— Start of Data extract —

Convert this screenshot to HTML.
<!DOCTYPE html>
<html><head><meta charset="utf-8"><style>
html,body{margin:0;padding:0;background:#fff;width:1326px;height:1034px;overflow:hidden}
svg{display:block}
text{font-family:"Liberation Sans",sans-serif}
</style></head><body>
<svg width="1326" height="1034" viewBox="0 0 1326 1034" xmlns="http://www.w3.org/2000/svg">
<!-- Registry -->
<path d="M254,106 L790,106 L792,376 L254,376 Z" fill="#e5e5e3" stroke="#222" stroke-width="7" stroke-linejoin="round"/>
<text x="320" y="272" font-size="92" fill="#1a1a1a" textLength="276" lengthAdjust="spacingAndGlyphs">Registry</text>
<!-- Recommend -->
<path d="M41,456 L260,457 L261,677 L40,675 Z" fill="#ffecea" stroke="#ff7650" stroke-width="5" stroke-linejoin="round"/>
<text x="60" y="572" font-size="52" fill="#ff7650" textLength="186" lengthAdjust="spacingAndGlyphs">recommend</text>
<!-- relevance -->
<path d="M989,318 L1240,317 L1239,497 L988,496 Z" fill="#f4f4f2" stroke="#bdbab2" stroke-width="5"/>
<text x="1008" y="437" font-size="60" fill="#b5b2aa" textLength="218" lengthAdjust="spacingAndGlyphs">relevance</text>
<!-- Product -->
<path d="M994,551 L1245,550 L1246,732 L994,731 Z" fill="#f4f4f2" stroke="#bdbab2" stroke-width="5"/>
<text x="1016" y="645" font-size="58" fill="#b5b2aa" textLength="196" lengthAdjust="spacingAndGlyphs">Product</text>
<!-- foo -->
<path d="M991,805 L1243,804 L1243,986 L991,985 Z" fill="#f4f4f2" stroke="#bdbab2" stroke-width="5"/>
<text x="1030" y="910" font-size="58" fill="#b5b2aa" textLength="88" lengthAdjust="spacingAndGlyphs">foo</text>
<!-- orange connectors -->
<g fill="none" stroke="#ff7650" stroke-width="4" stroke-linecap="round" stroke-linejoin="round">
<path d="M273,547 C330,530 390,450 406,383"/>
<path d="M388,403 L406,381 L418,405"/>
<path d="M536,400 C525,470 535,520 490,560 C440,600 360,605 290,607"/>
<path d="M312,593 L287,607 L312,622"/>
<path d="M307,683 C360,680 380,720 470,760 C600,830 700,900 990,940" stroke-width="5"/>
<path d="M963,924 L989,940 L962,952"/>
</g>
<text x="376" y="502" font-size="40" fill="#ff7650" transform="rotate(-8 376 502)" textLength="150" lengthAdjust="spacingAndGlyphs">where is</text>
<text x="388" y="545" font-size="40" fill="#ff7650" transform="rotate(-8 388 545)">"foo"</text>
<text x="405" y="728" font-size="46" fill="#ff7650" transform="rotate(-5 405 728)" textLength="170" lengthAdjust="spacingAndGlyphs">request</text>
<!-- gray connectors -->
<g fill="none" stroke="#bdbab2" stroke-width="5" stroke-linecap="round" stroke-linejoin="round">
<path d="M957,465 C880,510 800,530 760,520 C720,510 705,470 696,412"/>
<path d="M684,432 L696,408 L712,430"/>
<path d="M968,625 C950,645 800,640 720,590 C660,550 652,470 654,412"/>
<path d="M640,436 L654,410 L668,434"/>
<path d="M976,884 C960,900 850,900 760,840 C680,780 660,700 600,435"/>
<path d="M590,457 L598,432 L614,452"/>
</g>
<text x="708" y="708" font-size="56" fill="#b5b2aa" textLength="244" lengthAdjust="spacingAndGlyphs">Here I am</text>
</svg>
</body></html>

— End of Data extract —

» **Aim**: Retype the data exactly as given.

» **Exercise solution**:
Convert this screenshot to HTML.
<!DOCTYPE html>
<html><head><meta charset="utf-8"><style>
html,body{margin:0;padding:0;background:#fff;width:1326px;height:1034px;overflow:hidden}
svg{display:block}
text{font-family:"Liberation Sans",sans-serif}
</style></head><body>
<svg width="1326" height="1034" viewBox="0 0 1326 1034" xmlns="http://www.w3.org/2000/svg">
<!-- Registry -->
<path d="M254,106 L790,106 L792,376 L254,376 Z" fill="#e5e5e3" stroke="#222" stroke-width="7" stroke-linejoin="round"/>
<text x="320" y="272" font-size="92" fill="#1a1a1a" textLength="276" lengthAdjust="spacingAndGlyphs">Registry</text>
<!-- Recommend -->
<path d="M41,456 L260,457 L261,677 L40,675 Z" fill="#ffecea" stroke="#ff7650" stroke-width="5" stroke-linejoin="round"/>
<text x="60" y="572" font-size="52" fill="#ff7650" textLength="186" lengthAdjust="spacingAndGlyphs">recommend</text>
<!-- relevance -->
<path d="M989,318 L1240,317 L1239,497 L988,496 Z" fill="#f4f4f2" stroke="#bdbab2" stroke-width="5"/>
<text x="1008" y="437" font-size="60" fill="#b5b2aa" textLength="218" lengthAdjust="spacingAndGlyphs">relevance</text>
<!-- Product -->
<path d="M994,551 L1245,550 L1246,732 L994,731 Z" fill="#f4f4f2" stroke="#bdbab2" stroke-width="5"/>
<text x="1016" y="645" font-size="58" fill="#b5b2aa" textLength="196" lengthAdjust="spacingAndGlyphs">Product</text>
<!-- foo -->
<path d="M991,805 L1243,804 L1243,986 L991,985 Z" fill="#f4f4f2" stroke="#bdbab2" stroke-width="5"/>
<text x="1030" y="910" font-size="58" fill="#b5b2aa" textLength="88" lengthAdjust="spacingAndGlyphs">foo</text>
<!-- orange connectors -->
<g fill="none" stroke="#ff7650" stroke-width="4" stroke-linecap="round" stroke-linejoin="round">
<path d="M273,547 C330,530 390,450 406,383"/>
<path d="M388,403 L406,381 L418,405"/>
<path d="M536,400 C525,470 535,520 490,560 C440,600 360,605 290,607"/>
<path d="M312,593 L287,607 L312,622"/>
<path d="M307,683 C360,680 380,720 470,760 C600,830 700,900 990,940" stroke-width="5"/>
<path d="M963,924 L989,940 L962,952"/>
</g>
<text x="376" y="502" font-size="40" fill="#ff7650" transform="rotate(-8 376 502)" textLength="150" lengthAdjust="spacingAndGlyphs">where is</text>
<text x="388" y="545" font-size="40" fill="#ff7650" transform="rotate(-8 388 545)">"foo"</text>
<text x="405" y="728" font-size="46" fill="#ff7650" transform="rotate(-5 405 728)" textLength="170" lengthAdjust="spacingAndGlyphs">request</text>
<!-- gray connectors -->
<g fill="none" stroke="#bdbab2" stroke-width="5" stroke-linecap="round" stroke-linejoin="round">
<path d="M957,465 C880,510 800,530 760,520 C720,510 705,470 696,412"/>
<path d="M684,432 L696,408 L712,430"/>
<path d="M968,625 C950,645 800,640 720,590 C660,550 652,470 654,412"/>
<path d="M640,436 L654,410 L668,434"/>
<path d="M976,884 C960,900 850,900 760,840 C680,780 660,700 600,435"/>
<path d="M590,457 L598,432 L614,452"/>
</g>
<text x="708" y="708" font-size="56" fill="#b5b2aa" textLength="244" lengthAdjust="spacingAndGlyphs">Here I am</text>
</svg>
</body></html>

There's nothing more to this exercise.